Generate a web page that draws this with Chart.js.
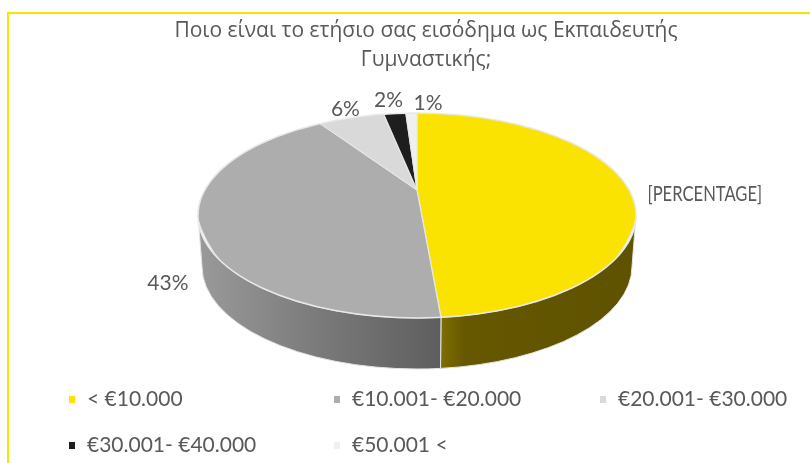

--

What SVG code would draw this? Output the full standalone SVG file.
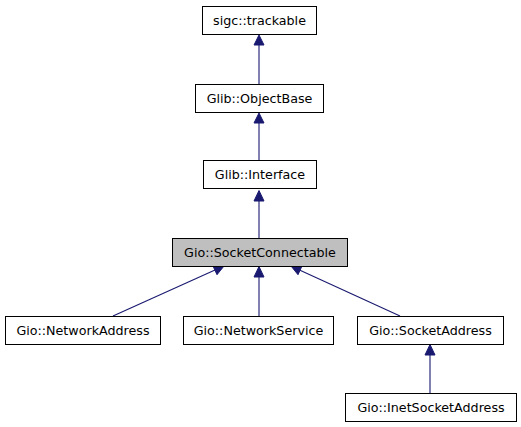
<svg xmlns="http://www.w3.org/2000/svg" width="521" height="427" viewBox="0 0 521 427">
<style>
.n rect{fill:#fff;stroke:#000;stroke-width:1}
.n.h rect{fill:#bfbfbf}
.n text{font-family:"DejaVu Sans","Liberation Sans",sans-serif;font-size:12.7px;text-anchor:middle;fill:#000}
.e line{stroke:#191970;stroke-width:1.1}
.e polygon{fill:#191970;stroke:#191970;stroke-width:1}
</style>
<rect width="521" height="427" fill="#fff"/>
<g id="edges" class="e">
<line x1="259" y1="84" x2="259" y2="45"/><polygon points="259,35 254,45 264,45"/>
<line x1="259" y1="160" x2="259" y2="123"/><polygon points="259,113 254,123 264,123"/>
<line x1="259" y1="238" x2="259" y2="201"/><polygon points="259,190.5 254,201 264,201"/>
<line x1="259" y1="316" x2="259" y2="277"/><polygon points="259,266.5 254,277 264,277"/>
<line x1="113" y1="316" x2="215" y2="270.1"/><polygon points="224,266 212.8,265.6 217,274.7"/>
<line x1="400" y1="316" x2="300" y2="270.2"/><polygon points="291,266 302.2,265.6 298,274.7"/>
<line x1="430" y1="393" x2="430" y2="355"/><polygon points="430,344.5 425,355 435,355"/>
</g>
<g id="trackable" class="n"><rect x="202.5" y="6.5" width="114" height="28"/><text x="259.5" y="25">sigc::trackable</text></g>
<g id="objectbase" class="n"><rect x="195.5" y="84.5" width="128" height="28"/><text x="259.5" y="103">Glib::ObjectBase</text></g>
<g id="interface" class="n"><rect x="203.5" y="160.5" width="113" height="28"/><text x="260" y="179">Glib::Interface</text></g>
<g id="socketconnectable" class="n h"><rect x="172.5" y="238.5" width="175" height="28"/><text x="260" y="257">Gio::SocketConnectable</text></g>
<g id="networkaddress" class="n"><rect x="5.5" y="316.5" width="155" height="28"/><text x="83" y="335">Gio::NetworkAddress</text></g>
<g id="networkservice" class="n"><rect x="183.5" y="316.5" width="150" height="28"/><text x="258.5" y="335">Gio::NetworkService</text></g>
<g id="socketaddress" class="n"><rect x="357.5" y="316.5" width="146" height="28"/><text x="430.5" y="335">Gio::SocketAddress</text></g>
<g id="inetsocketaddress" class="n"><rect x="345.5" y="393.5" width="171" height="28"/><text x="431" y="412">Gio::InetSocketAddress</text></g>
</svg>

* [Written task] Gather up the lines that contain the word "this".

* [Problem solution]
Generate a web page that draws this with Chart.js.
What SVG code would draw this? Output the full standalone SVG file.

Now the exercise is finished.